Allegiance in British nationality law

Prior to the general statutory regulation of British nationality from the British Nationality and Status of Aliens Act 1914 onwards, at common law everyone born within the Crown’s dominions was a natural-born British subject and everyone born outside those dominions was an alien. This is a natural law doctrine. Allegiance was indelible.

The limited exceptions to this rule were rooted in the notion that allegiance might nonetheless be owed even when born outside the realm: the children born to a reigning Sovereign and his or her heir born outside the Crown’s dominions were also British subjects, as were the children of the Sovereign’s ambassadors so born, and also those born on a British ship on the High Seas.  Further exceptions were made by 18th Century statutes to provide for the first and second generation by descent born outside the Crown’s dominions to British subject fathers to be natural-born British subjects. All such persons simply owed allegiance. No oath of allegiance to the Sovereign needed to be sworn.

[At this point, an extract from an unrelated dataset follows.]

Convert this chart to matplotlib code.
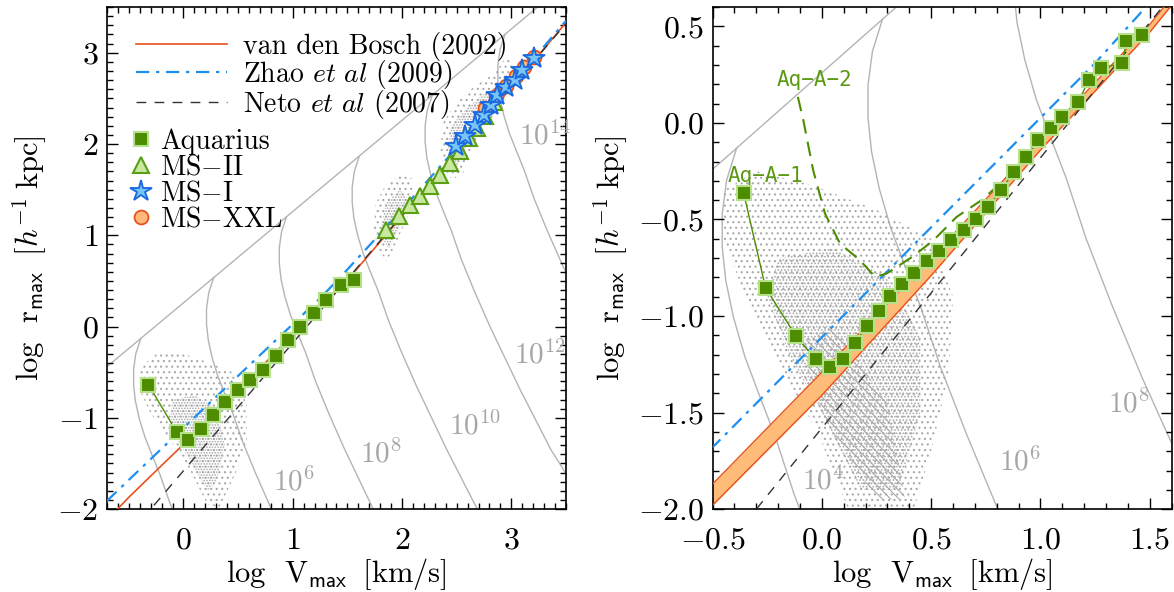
import numpy as np
import matplotlib.pyplot as plt
from matplotlib.ticker import MultipleLocator, FuncFormatter

plt.rcParams['font.family'] = 'serif'
plt.rcParams['font.serif'] = ['cmr10']
plt.rcParams['mathtext.fontset'] = 'cm'
plt.rcParams['axes.formatter.use_mathtext'] = True
plt.rcParams['hatch.linewidth'] = 0.8

# --- relations in (log Vmax, log rmax)
vdb_x = [-0.7, -0.5, 0.0, 0.5, 1.0, 1.5, 2.0, 2.5, 3.0, 3.5]
vdb_y = [-2.12, -1.87, -1.29, -0.70, -0.09, 0.51, 1.21, 1.91, 2.62, 3.33]
vdb_lo_x = [-0.5, 0.0, 0.5, 1.0, 1.5, 1.6]
vdb_lo_y = [-1.98, -1.41, -0.79, -0.14, 0.47, 0.61]
zhao_x = [-0.7, -0.5, 0.0, 0.5, 0.8, 1.25, 1.45, 2.0, 2.5, 3.0, 3.5]
zhao_y = [-1.91, -1.68, -1.11, -0.54, -0.20, 0.31, 0.56, 1.28, 1.96, 2.65, 3.35]
neto_x = [-0.7, 3.5]
neto_y = [-2.56, 3.32]
diag_x = [-0.7, 3.5]
diag_y = [-0.44, 3.76]

# --- constant-mass tracks: shape relative to the point on the diagonal
track_dx = [0.0, -0.046, -0.066, -0.066, -0.05, -0.015, 0.038, 0.107, 0.175,
            0.265, 0.385, 0.525, 0.80, 1.085, 1.25]
track_dy = [0.0, -0.167, -0.34, -0.512, -0.685, -0.875, -1.082, -1.29, -1.49,
            -1.80, -2.15, -2.53, -3.22, -3.885, -4.2]
track_x0 = [-0.39, 0.277, 0.943, 1.61, 2.277, 2.943]
track_y0 = [-0.13, 0.537, 1.203, 1.87, 2.537, 3.203]

mass_left = ['10^{6}', '10^{8}', '10^{10}', '10^{12}', '10^{14}']
mass_left_pos = [(0.823, -1.80), (1.617, -1.49), (2.427, -1.18), (3.02, -0.40), (3.07, 1.99)]
mass_right = ['10^{4}', '10^{6}', '10^{8}']
mass_right_pos = [(-0.093, -1.90), (0.808, -1.80), (1.31, -1.50)]

# --- simulations, left panel
aq_x = [-0.32, -0.062, 0.045, 0.16, 0.272, 0.382, 0.495, 0.61, 0.726, 0.845,
        0.958, 1.07, 1.19, 1.30, 1.443, 1.558]
aq_y = [-0.635, -1.157, -1.242, -1.125, -0.964, -0.822, -0.697, -0.584, -0.471,
        -0.318, -0.15, 0.0, 0.152, 0.292, 0.452, 0.506]
ms2_x = [1.85, 1.97, 2.077, 2.168, 2.26, 2.351, 2.443, 2.528, 2.61, 2.687, 2.763, 2.839]
ms2_y = [1.06, 1.21, 1.33, 1.43, 1.54, 1.665, 1.793, 1.92, 2.066, 2.18, 2.31, 2.46]
ms1_x = [2.495, 2.58, 2.664, 2.748, 2.81, 2.867, 2.95, 3.036, 3.1, 3.204]
ms1_y = [1.975, 2.085, 2.21, 2.32, 2.43, 2.54, 2.625, 2.705, 2.815, 2.943]
msxxl_x = [2.76, 2.86, 2.95, 3.04, 3.12, 3.21]
msxxl_y = [2.40, 2.53, 2.64, 2.74, 2.84, 2.95]

# --- Aquarius resolution levels, right panel
aq1_x = [-0.358, -0.258, -0.119, -0.029, 0.037, 0.098, 0.153, 0.205, 0.259, 0.310,
         0.366, 0.421, 0.479, 0.535, 0.591, 0.648, 0.707, 0.761, 0.821, 0.877,
         0.934, 0.989, 1.046, 1.098, 1.172, 1.222, 1.279, 1.375, 1.393, 1.464]
aq1_y = [-0.363, -0.853, -1.104, -1.225, -1.263, -1.225, -1.138, -1.052, -0.973, -0.898,
         -0.836, -0.775, -0.717, -0.663, -0.608, -0.556, -0.495, -0.435, -0.345, -0.254,
         -0.176, -0.090, -0.024, 0.031, 0.106, 0.225, 0.287, 0.308, 0.425, 0.453]
aq2_x = [-0.11, -0.085, -0.04, 0.014, 0.083, 0.174, 0.243, 0.296, 0.418, 0.51,
         0.616, 0.73, 0.80, 0.877, 0.934, 0.989, 1.046, 1.098, 1.172]
aq2_y = [0.135, 0.014, -0.245, -0.469, -0.625, -0.711, -0.797, -0.78, -0.69, -0.608,
         -0.487, -0.40, -0.33, -0.25, -0.17, -0.085, -0.02, 0.035, 0.11]

# --- outlines of the subhalo point clouds
cloud_lo_x = [-0.40, -0.25, -0.05, 0.2, 0.45, 0.58, 0.58, 0.48, 0.33, 0.22, 0.05, -0.12, -0.3, -0.4]
cloud_lo_y = [-0.45, -0.30, -0.28, -0.38, -0.5, -0.85, -1.25, -1.6, -1.98, -1.95, -1.55, -1.25, -0.95, -0.7]
core_lo_x = [-0.1, 0.1, 0.3, 0.38, 0.3, 0.22, 0.08, -0.05, -0.12]
core_lo_y = [-0.8, -0.75, -0.9, -1.3, -1.7, -1.8, -1.5, -1.25, -1.0]
cloud_ms2_x = [1.74, 1.76, 1.85, 1.98, 2.1, 2.1, 2.02, 1.92, 1.86, 1.78]
cloud_ms2_y = [1.05, 1.35, 1.55, 1.66, 1.62, 1.35, 1.12, 0.85, 0.72, 0.85]
core_ms2_x = [1.80, 1.85, 1.98, 2.05, 1.98, 1.88]
core_ms2_y = [1.0, 1.35, 1.5, 1.4, 1.1, 0.85]
cloud_ms1_x = [2.35, 2.38, 2.5, 2.65, 2.85, 2.95, 3.05, 2.95, 2.8, 2.65, 2.55, 2.45, 2.38]
cloud_ms1_y = [1.95, 2.25, 2.45, 2.62, 2.78, 2.95, 2.85, 2.5, 2.25, 2.0, 1.65, 1.62, 1.75]
core_ms1_x = [2.42, 2.45, 2.6, 2.8, 2.9, 2.75, 2.6, 2.5]
core_ms1_y = [1.95, 2.2, 2.4, 2.6, 2.55, 2.25, 2.0, 1.75]
cloud_r_x = [-0.45, -0.3, -0.05, 0.25, 0.5, 0.6, 0.58, 0.5, 0.42, 0.12, -0.02, -0.2, -0.35, -0.45]
cloud_r_y = [-0.35, -0.25, -0.32, -0.45, -0.6, -0.9, -1.3, -1.7, -2.0, -2.0, -1.6, -1.25, -0.9, -0.6]
core_r_x = [-0.2, 0.05, 0.3, 0.45, 0.45, 0.35, 0.18, 0.02, -0.15, -0.25]
core_r_y = [-0.7, -0.65, -0.8, -1.1, -1.5, -1.9, -1.9, -1.55, -1.2, -0.9]
stripe_r_x = [-0.1, 0.05, 0.3, 0.38, 0.25, 0.02]
stripe_r_y = [-1.15, -1.05, -1.45, -1.95, -1.95, -1.55]

GREY = '#b4b4b4'
ORANGE = '#e8521c'
BLUE = '#1c8ff0'
GREEN = '#4e8c00'
LGREEN = '#b6e08c'


def mass_tracks(ax):
    for x0, y0 in zip(track_x0, track_y0):
        ax.plot(np.add(track_dx, x0), np.add(track_dy, y0), color=GREY, lw=1.0, zorder=1)
    ax.plot(diag_x, diag_y, color=GREY, lw=1.0, zorder=1)


def cloud(ax, xs, ys, dens):
    ax.fill(xs, ys, facecolor='none', edgecolor='#a9a9a9', hatch=dens, lw=0, zorder=1)


def style(ax, major):
    ax.tick_params(which='both', direction='in', top=True, right=True, width=1.0, labelsize=23)
    ax.tick_params(which='major', length=8)
    ax.tick_params(axis='x', which='major', pad=13)
    ax.tick_params(axis='y', which='major', pad=6)
    ax.tick_params(which='minor', length=4)
    ax.xaxis.set_major_locator(MultipleLocator(major))
    ax.yaxis.set_major_locator(MultipleLocator(major))
    ax.xaxis.set_minor_locator(MultipleLocator(0.1))
    ax.yaxis.set_minor_locator(MultipleLocator(0.1))
    fmt = '%d' if major >= 1 else '%.1f'
    f = FuncFormatter(lambda v, p: '$%s$' % (fmt % v))
    ax.xaxis.set_major_formatter(f)
    ax.yaxis.set_major_formatter(f)
    for s in ax.spines.values():
        s.set_linewidth(1.2)
    ax.set_xlabel(r'$\log\;\;\mathrm{V}_{\mathsf{max}}\;\;[\mathrm{km/s}]$', fontsize=22, labelpad=1)
    ax.set_ylabel(r'$\log\;\;\mathrm{r}_{\mathsf{max}}\;\;[h^{-1}\;\mathrm{kpc}]$', fontsize=22, labelpad=6)


fig = plt.figure(figsize=(11.74, 5.92), dpi=100)
axL = fig.add_axes([0.0911, 0.140, 0.391, 0.848])
axR = fig.add_axes([0.607, 0.140, 0.391, 0.848])

# ---------------- left panel
mass_tracks(axL)
cloud(axL, cloud_lo_x, cloud_lo_y, '...')
cloud(axL, core_lo_x, core_lo_y, '......')
cloud(axL, cloud_ms2_x, cloud_ms2_y, '...')
cloud(axL, core_ms2_x, core_ms2_y, '......')
cloud(axL, cloud_ms1_x, cloud_ms1_y, '...')
cloud(axL, core_ms1_x, core_ms1_y, '......')
for lab, (tx, ty) in zip(mass_left, mass_left_pos):
    axL.text(tx, ty, '$%s$' % lab, color='#a6a6a6', fontsize=21, ha='left', va='baseline')

l1, = axL.plot(vdb_x, vdb_y, color=ORANGE, lw=1.2, zorder=3)
l2, = axL.plot(zhao_x, zhao_y, color=BLUE, lw=1.6, dashes=(6, 3, 1.5, 3), zorder=3)
l3, = axL.plot(neto_x, neto_y, color='#333333', lw=1.0, dashes=(7, 6), zorder=3)

axL.plot(aq_x, aq_y, color=GREEN, lw=1.0, zorder=4)
m1, = axL.plot(aq_x, aq_y, 's', ms=10, mfc=GREEN, mec=LGREEN, mew=1.5, zorder=5)
m2, = axL.plot(ms2_x, ms2_y, '^', ms=11, mfc='#c8e8a0', mec='#5a9e14', mew=1.5, zorder=5)
m4, = axL.plot(msxxl_x, msxxl_y, 'o', ms=10, mfc='#ffb77a', mec=ORANGE, mew=1.3, zorder=5)
m3, = axL.plot(ms1_x, ms1_y, '*', ms=16, mfc='#76c4f8', mec='#1868e0', mew=1.3, zorder=6)

axL.set_xlim(-0.7, 3.5)
axL.set_ylim(-2.0, 3.5)
style(axL, 1)

leg1 = axL.legend([l1, l2, l3],
                  ['van den Bosch (2002)', r'Zhao $\mathit{et\ al}$ (2009)', r'Neto $\mathit{et\ al}$ (2007)'],
                  loc='upper left', bbox_to_anchor=(0.02, 0.99), frameon=False, fontsize=20,
                  handlelength=3.3, handletextpad=0.55, labelspacing=-0.1, borderpad=0.2)
axL.add_artist(leg1)
axL.legend([m1, m2, m3, m4], ['Aquarius', r'MS$-$II', r'MS$-$I', r'MS$-$XXL'],
           loc='upper left', bbox_to_anchor=(0.01, 0.797), frameon=False, fontsize=20,
           handlelength=0.7, handletextpad=0.35, labelspacing=-0.02, borderpad=0.2)

# ---------------- right panel
mass_tracks(axR)
cloud(axR, cloud_r_x, cloud_r_y, '...')
cloud(axR, core_r_x, core_r_y, '.....')
cloud(axR, stripe_r_x, stripe_r_y, '\\\\\\\\')
for lab, (tx, ty) in zip(mass_right, mass_right_pos):
    axR.text(tx, ty, '$%s$' % lab, color='#a6a6a6', fontsize=21, ha='left', va='baseline')

axR.fill_between(vdb_lo_x, vdb_lo_y, np.interp(vdb_lo_x, vdb_x, vdb_y),
                 color='#ffbb78', lw=0, zorder=2)
axR.plot(vdb_x, vdb_y, color=ORANGE, lw=1.0, zorder=3)
axR.plot(vdb_lo_x, vdb_lo_y, color=ORANGE, lw=1.0, zorder=3)
axR.plot(zhao_x, zhao_y, color=BLUE, lw=1.6, dashes=(6, 3, 1.5, 3), zorder=3)
axR.plot(neto_x, neto_y, color='#333333', lw=1.0, dashes=(7, 6), zorder=3)

axR.plot(aq2_x, aq2_y, color=GREEN, lw=1.5, dashes=(7, 4), zorder=4)
axR.plot(aq1_x, aq1_y, color=GREEN, lw=1.0, zorder=4)
axR.plot(aq1_x, aq1_y, 's', ms=10, mfc=GREEN, mec=LGREEN, mew=1.5, zorder=5)
axR.text(-0.033, 0.225, 'Aq\u2212A\u22122', family='DejaVu Sans Mono', color='#5a9a10',
         fontsize=15, ha='center', va='center')
axR.text(-0.258, -0.275, 'Aq\u2212A\u22121', family='DejaVu Sans Mono', color='#5a9a10',
         fontsize=15, ha='center', va='center')

axR.set_xlim(-0.5, 1.6)
axR.set_ylim(-2.0, 0.6)
style(axR, 0.5)

fig.savefig('out.png', dpi=100)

Conversely, those born within the Crown’s dominions but who did not owe allegiance, did not become British subjects at birth, for example the children of foreign ambassadors and members of foreign invading, armed forces. No oath of allegiance could save them from being aliens.

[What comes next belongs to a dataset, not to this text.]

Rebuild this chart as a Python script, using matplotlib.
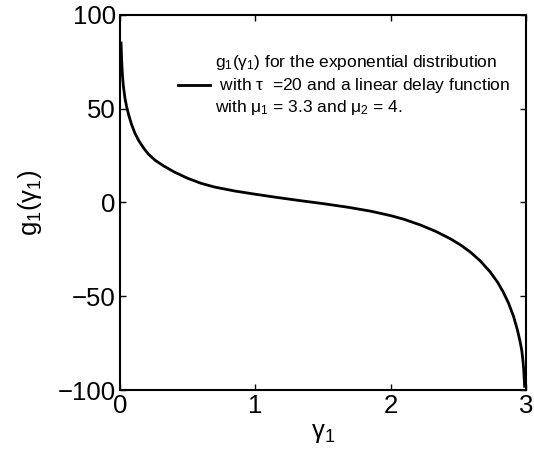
import matplotlib
matplotlib.use('Agg')
import matplotlib.pyplot as plt
import numpy as np

# valores
gamma1 = [0.008, 0.012, 0.018, 0.025, 0.037, 0.05, 0.065, 0.086, 0.11, 0.14,
          0.18, 0.21, 0.26, 0.32, 0.4, 0.5, 0.6, 0.7, 0.85, 1.0,
          1.15, 1.33, 1.5, 1.69, 1.85, 2.0, 2.1, 2.22, 2.33, 2.44,
          2.52, 2.59, 2.66, 2.735, 2.79, 2.83, 2.87, 2.907, 2.935, 2.956,
          2.969, 2.977, 2.983, 2.987, 2.99]
g1 = [85, 76, 68, 62, 55.5, 50.8, 46.5, 41.5, 37, 32.8,
      28.5, 25.8, 22.5, 19.6, 16.3, 12.9, 10.2, 8.2, 6.1, 4.4,
      2.8, 1.0, -0.6, -2.6, -4.6, -7.0, -9.0, -12.0, -15.3, -19.3,
      -22.8, -26.5, -31.0, -37.0, -42.5, -47.5, -53.5, -60.5, -67.5, -74,
      -79, -84, -89, -94, -98]

xticks = [0, 1, 2, 3]
yticks = [-100, -50, 0, 50, 100]

plt.rcParams['font.family'] = ['Liberation Sans', 'DejaVu Sans']
plt.rcParams['mathtext.default'] = 'regular'

fig = plt.figure(figsize=(5.34, 4.53), dpi=100)
ax = fig.add_axes([0.2247, 0.139, 0.7603, 0.828])

label = ('$g_1(\\gamma_1)$ for the exponential distribution\n'
         ' with $\\tau$  =20 and a linear delay function\n'
         'with $\\mu_1$ = 3.3 and $\\mu_2$ = 4.')
ax.plot(gamma1, g1, color='black', linewidth=2, label=label)

ax.set_xlim(0, 3)
ax.set_ylim(-100, 100)
ax.set_xticks(xticks)
ax.set_yticks(yticks)
ax.set_yticklabels(['\u2212100', '\u221250', '0', '50', '100'])
ax.tick_params(direction='in', length=4, width=1, labelsize=18.5, pad=3,
               top=True, right=True)
for s in ax.spines.values():
    s.set_linewidth(1.5)

ax.set_xlabel('$\\gamma_1$', fontsize=18.5, labelpad=2)
ax.set_ylabel('$g_1(\\gamma_1)$', fontsize=18.5, labelpad=10)

leg = ax.legend(loc='upper left', bbox_to_anchor=(0.143, 0.898), frameon=False,
                fontsize=12.5, handlelength=1.85, handletextpad=0.3,
                borderpad=0, borderaxespad=0)
for t in leg.get_texts():
    t.set_linespacing(1.25)

fig.savefig('out.png', dpi=100)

Other than natural­-born British subjects, an alien could become a British subject by acquisition, such as by naturalisation. As regards the latter, an oath of allegiance to the Sovereign was required (then as now).

Allegiance was sworn to the Sovereign in person not to the realm in question (see Calvin’s Case (1608)), a Sovereign might have more than one realm, yet in practice it had long meant not the creation of a personal bond of attachment to the Sovereign but allegiance and fidelity to the laws of their realm or realms: that is to the statute book and to the common law.

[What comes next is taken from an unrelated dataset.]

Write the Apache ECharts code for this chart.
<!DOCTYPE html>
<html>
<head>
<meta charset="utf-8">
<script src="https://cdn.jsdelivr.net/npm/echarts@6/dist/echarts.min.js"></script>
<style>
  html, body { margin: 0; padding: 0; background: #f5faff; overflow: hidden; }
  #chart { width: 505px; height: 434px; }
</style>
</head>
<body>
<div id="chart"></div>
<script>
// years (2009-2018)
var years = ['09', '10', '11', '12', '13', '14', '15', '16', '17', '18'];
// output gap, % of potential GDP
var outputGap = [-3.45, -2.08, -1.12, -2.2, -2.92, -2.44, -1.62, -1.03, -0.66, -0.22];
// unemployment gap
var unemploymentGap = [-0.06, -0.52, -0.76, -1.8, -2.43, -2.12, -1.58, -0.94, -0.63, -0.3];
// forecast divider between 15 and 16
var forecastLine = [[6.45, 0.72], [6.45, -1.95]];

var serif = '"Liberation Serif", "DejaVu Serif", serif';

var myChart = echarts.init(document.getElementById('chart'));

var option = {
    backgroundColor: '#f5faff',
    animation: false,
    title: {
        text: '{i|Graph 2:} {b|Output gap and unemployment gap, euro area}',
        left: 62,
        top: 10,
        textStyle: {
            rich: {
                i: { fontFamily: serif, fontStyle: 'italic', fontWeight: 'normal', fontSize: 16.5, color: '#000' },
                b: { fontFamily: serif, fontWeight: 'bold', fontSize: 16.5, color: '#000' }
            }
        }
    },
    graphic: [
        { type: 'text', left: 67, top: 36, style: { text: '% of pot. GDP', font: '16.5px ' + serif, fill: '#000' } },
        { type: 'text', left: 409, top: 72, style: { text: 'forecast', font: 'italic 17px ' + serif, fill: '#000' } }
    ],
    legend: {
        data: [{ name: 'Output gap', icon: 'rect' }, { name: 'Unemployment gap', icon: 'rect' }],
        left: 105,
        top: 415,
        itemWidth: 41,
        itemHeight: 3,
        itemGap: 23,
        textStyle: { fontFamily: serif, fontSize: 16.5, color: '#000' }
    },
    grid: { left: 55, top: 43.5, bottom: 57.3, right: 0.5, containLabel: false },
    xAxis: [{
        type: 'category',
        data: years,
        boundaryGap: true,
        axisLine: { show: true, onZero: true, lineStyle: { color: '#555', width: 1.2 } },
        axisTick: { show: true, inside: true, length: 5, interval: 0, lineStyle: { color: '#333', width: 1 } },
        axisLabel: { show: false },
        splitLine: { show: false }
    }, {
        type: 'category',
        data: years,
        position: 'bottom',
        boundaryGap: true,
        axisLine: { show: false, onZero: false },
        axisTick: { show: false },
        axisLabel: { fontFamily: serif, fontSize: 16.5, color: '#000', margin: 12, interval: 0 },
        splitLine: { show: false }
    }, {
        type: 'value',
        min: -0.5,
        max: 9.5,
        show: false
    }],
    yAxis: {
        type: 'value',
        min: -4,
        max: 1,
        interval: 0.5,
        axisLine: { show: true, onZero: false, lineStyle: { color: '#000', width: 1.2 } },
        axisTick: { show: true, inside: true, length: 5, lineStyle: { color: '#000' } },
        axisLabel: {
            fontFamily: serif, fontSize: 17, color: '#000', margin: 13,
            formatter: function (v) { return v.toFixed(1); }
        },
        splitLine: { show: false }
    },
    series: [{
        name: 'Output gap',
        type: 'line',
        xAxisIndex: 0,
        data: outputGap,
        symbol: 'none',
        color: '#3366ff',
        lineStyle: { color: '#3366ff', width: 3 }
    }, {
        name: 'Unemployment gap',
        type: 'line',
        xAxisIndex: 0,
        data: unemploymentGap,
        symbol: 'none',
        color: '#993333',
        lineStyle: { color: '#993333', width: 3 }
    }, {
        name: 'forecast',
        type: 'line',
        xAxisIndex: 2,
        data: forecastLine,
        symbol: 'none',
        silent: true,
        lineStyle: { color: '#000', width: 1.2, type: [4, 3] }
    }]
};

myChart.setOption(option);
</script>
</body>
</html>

In the contemporary era, for those seeking to naturalise as British citizens, the oath of allegiance to the Sovereign is accompanied by a pledge of loyalty to the United Kingdom that captures the obligation of fidelity to the country’s laws:

“I will give my loyalty to the United Kingdom and respect its rights and freedoms. I will uphold its democratic values. I will observe its laws faithfully and fulfil my duties and obligations as a British citizen.”

Whatever one makes of the pledge of loyalty to the UK, it captures with greater precision the substantive content of what allegiance means for those seeking to join the principal constituent community of a democratic state that is bound by the rule of law and which aspires to protect the rights and freedoms of its inhabitants.

As regards respect for the law, the doctrine of allegiance may be deployed even to express the relationship  to public authority of an alien (foreigner) present in the UK. Such a person may be said to owe temporary allegiance to the Crown, being bound by the country’s laws and being subject to its jurisdiction.

The Homage of the People

The Homage of the People to be performed in the Coronation liturgy reflects a different tradition of allegiance-declaration to that undertaken by those who swore allegiance to naturalise as British subjects formerly or who swear allegiance to naturalise as British citizens today. It does not create but rather supplements and affirms existing allegiance. In so doing it reflects aspects of earlier practice. 

Its origins lie in feudal law and custom, for example in the practice that sought to bind all male persons present in the realm by making them swear fealty in a court to the King and his heirs, regardless of whether they were subjects or aliens. The performative force of such an act must have served a disciplinary function and so, in that respect, it is unlike the Homage of the People, which is voluntary and of a sentimental character.

Further, the insertion of the Homage of the People into the Coronation liturgy is a novelty that draws on earlier tradition but which in pursuit of an inclusionary device appears to fuse two separate notions: that of feudal homage such as that paid by a tenant to his lord or by a peer to his Sovereign  (two people in a direct legal relationship), with the overarching duty of fidelity to the Sovereign owed by inhabitants of the realm. Like the British citizenship oath of allegiance (but without the pledge of loyalty to the UK as a democratic state), it manifests a direct relationship between Sovereign and the person swearing allegiance, unmediated by other public institutions and principles.

For those of a republican constitution and for many others seemingly hitherto indifferent, the Homage of the People will raise their blood pressure. For those more sentimentally attached to existing public ritual, it may serve to re-enforce communal feeling in anxious times. Whatever view is taken, its appearance is a reminder that the doctrine of allegiance is not yet extinguished in public life.